La Liberté, 12 juin 2010, par Alain Favarger
Rencontre avec Géricault
Dans la mouvance de Pierre Michon, Pierre Silvain aimait les récits brefs ; longtemps portés et ardemment ciselés. De cet écrivain méconnu, récemment décédé, on publie aujourd’hui à titre posthume Les Couleurs d’un hiver, l’histoire d’Anselme, l’auxiliaire d’un peintre à l’époque de Louis XVIII. Pierre Silvain avait des affinités avec les destins de marginaux. Dans son roman précédent, Julien Letrouvé colporteur (Verdier, 2007), il suivait l’errance d’un homme à l’époque de la Révolution française. Saga étrange d’un illettré colporteur de livres, à l’origine un enfant abandonné dont la vie sera marquée par deux rencontres clés, l’une éblouissante avec une paysanne liseuse et l’autre avec un déserteur de l’armée prussienne.
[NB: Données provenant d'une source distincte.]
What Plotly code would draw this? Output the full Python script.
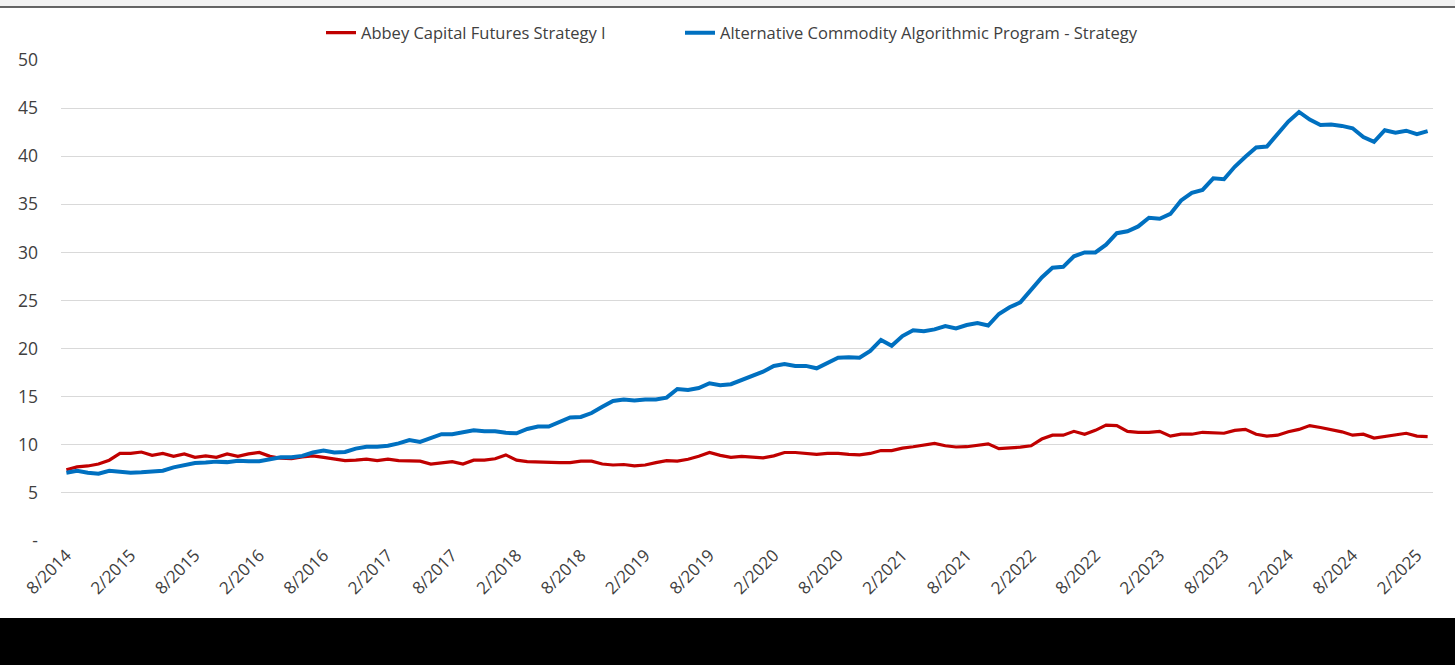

Dans Les Couleurs d’un hiver, on retrouve avec Anselme la figure du marcheur et du solitaire. Fuyant l’univers étriqué et provincial de son maître, le préparateur de couleurs. monte à Paris rejoindre un ami « enfance qui fréquente le monde des artistes. On est en 1823, Géricault le météore est au sommet de son art avec ses chevaux racés, puissants et, évidemment le sidérant Radeau de la Méduse. C’est l’approche de ce génie de la peinture que l’auteur nous donne à voir tout comme le portrait très intériorisé d’Anselme, restitué ici quasiment à la pointe sèche avec une extrême précision et sensibilité. La qualité du travail d’écriture de Pierre Silvain irradié l’ensemble du texte, dont on comprend qu’il ne pouvait s’exprimer que dans la forme courte. Tant chaque mot compte et fait exulter la langue. Ce qui nous vaut quelques pages sublimes sur l’étrangeté absolue des visions d’un peintre le foutoir d’un atelier mais aussi sur l’amitié, la beauté languide d’un jardin en bord de Loire et, bien sûr, Paris.